В Кермин они возвращались вместе. Уже подъезжая к городу, Мира, глубоко вздохнув, дотронулась до руки сидевшего напротив Ника и сказала нерешительно:
- Ник, знаешь, я должна тебе кое в чем признаться.
Ник поднял бровь и пристально посмотрел на принцессу, но ничего не сказал. Опустив глаза, Мира продолжила.
- Я уже некоторое время собиралась тебе обо всем рассказать, но все никак не решалась, хотя это глупо, я знаю.

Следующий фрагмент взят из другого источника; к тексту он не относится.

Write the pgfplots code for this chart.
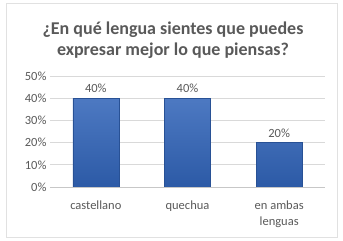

Дело в том, что… в общем, я помолвлена.
Если бы Мира в этот момент смотрела на Ника, то увидела бы, что его заблестевшие было глаза потухли, надежда в них сменилась разочарованием, и когда принцесса снова взглянула на кузена, то на лице его было непроницаемое равнодушное выражение.

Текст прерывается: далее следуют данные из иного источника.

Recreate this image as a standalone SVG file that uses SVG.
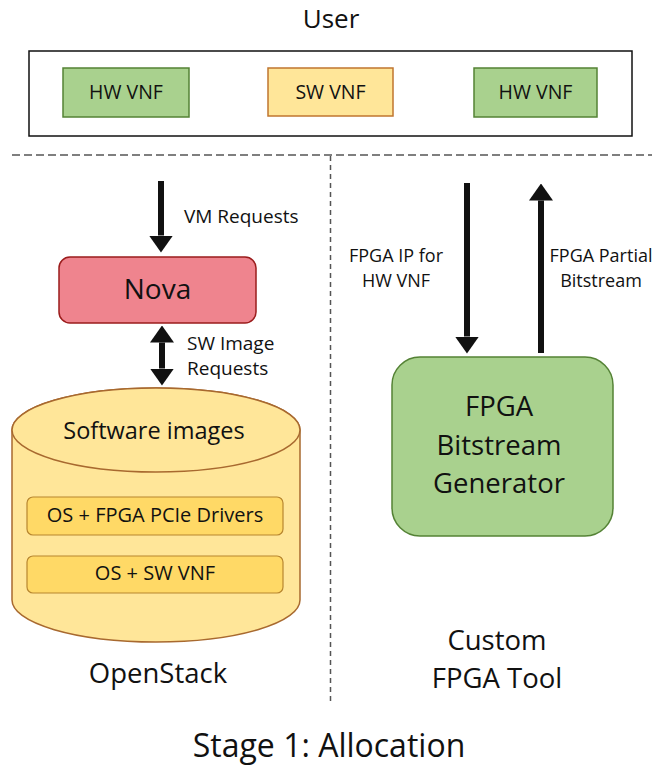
<svg xmlns="http://www.w3.org/2000/svg" width="659" height="765" viewBox="0 0 659 765">
<style>
text{font-family:"Open Sans","Noto Sans","Liberation Sans",sans-serif;fill:#111;text-anchor:middle}
.lbl{text-anchor:start}
.green{fill:#a9d18e;stroke:#548235;stroke-width:1.5}
.yellow{fill:#ffe699;stroke:#c0762f;stroke-width:1.5}
.inner{fill:#ffd966;stroke:#b8862f;stroke-width:1.2}
.arrow{stroke:#111;stroke-width:6;fill:none}
.sep{stroke:#555;stroke-width:1.5;fill:none}
</style>
<defs>
<marker id="ah" markerUnits="userSpaceOnUse" markerWidth="17" markerHeight="24" refX="0" refY="12" orient="auto-start-reverse" viewBox="0 0 17 24">
<path d="M0,0 L17,12 L0,24 Z" fill="#111"/>
</marker>
</defs>

<text x="331" y="28" font-size="26">User</text>

<g id="user-box">
<rect x="29" y="51" width="603" height="85" fill="#fff" stroke="#111" stroke-width="1.5"/>
</g>
<g id="hw-vnf-1">
<rect class="green" x="63" y="68" width="126" height="49"/>
<text x="126" y="99" font-size="19.5">HW VNF</text>
</g>
<g id="sw-vnf">
<rect class="yellow" x="268" y="68" width="125" height="48"/>
<text x="330.5" y="99" font-size="19.5">SW VNF</text>
</g>
<g id="hw-vnf-2">
<rect class="green" x="474" y="68" width="123" height="49"/>
<text x="535.5" y="99" font-size="19.5">HW VNF</text>
</g>

<g id="separators">
<line class="sep" x1="12" y1="155" x2="652" y2="155" stroke-dasharray="8,4"/>
<line class="sep" x1="330.5" y1="156" x2="330.5" y2="705" stroke-dasharray="5,4"/>
</g>

<g id="nova">
<rect x="59" y="257" width="197" height="66" rx="11" fill="#ef848e" stroke="#9b1c1c" stroke-width="1.5"/>
<text x="157.5" y="299" font-size="28">Nova</text>
</g>

<g id="openstack-db">
<path d="M12,430 V600 A144,42 0 0 0 300,600 V430 A144,42 0 0 0 12,430 Z" fill="#ffe699" stroke="#a8692f" stroke-width="1.5"/>
<ellipse cx="156" cy="430" rx="144" ry="42" fill="#ffe699" stroke="#a8692f" stroke-width="1.5"/>
<text x="154" y="439" font-size="23.5">Software images</text>
<rect class="inner" x="27" y="497" width="256" height="38" rx="6"/>
<text x="155" y="522" font-size="20">OS + FPGA PCIe Drivers</text>
<rect class="inner" x="27" y="556" width="256" height="37" rx="6"/>
<text x="155" y="580" font-size="20">OS + SW VNF</text>
</g>
<text x="158" y="683" font-size="27.5">OpenStack</text>

<g id="fpga-generator">
<rect class="green" x="392" y="357" width="221" height="179" rx="28"/>
<text x="499" y="416" font-size="27.5">FPGA</text>
<text x="499" y="455" font-size="27.5">Bitstream</text>
<text x="499" y="493" font-size="27.5">Generator</text>
</g>
<text x="497" y="650" font-size="27.5">Custom</text>
<text x="497" y="688" font-size="27.5">FPGA Tool</text>

<g id="connectors">
<line class="arrow" x1="161" y1="181" x2="161" y2="235.5" marker-end="url(#ah)"/>
<line class="arrow" x1="162" y1="342.5" x2="162" y2="368.5" marker-start="url(#ah)" marker-end="url(#ah)"/>
<line class="arrow" x1="467" y1="183" x2="467" y2="336.5" marker-end="url(#ah)"/>
<line class="arrow" x1="541" y1="353" x2="541" y2="200.5" marker-end="url(#ah)"/>
</g>

<text class="lbl" x="184" y="223" font-size="19">VM Requests</text>
<text class="lbl" x="187" y="350" font-size="19">SW Image</text>
<text class="lbl" x="187" y="375" font-size="19">Requests</text>
<text x="396" y="262" font-size="18">FPGA IP for</text>
<text x="396" y="287" font-size="18">HW VNF</text>
<text x="601" y="262" font-size="18">FPGA Partial</text>
<text x="601" y="287" font-size="18">Bitstream</text>

<text x="329" y="757" font-size="32">Stage 1: Allocation</text>
</svg>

- Вот как? Что ж, поздравляю. И кто этот счастливец? – ровным голосом спросил он.
Мира ожидала какой угодно реакции, но не такого равнодушия.
- Джеффри Карлис, граф Кинсейл, - в тон Нику ответила Мира, гадая, почему он так отнеся к этому известию. Конечно, она не думала, что он станет радостно ее поздравлять, но, по крайней мере, он мог бы проявить больше интереса.
- И Морган дал уже свое согласие?
- Да, но пока это решено хранить в тайне.
Ник пожал плечами и отвернулся к окну. Остаток пути они провели в полном молчании.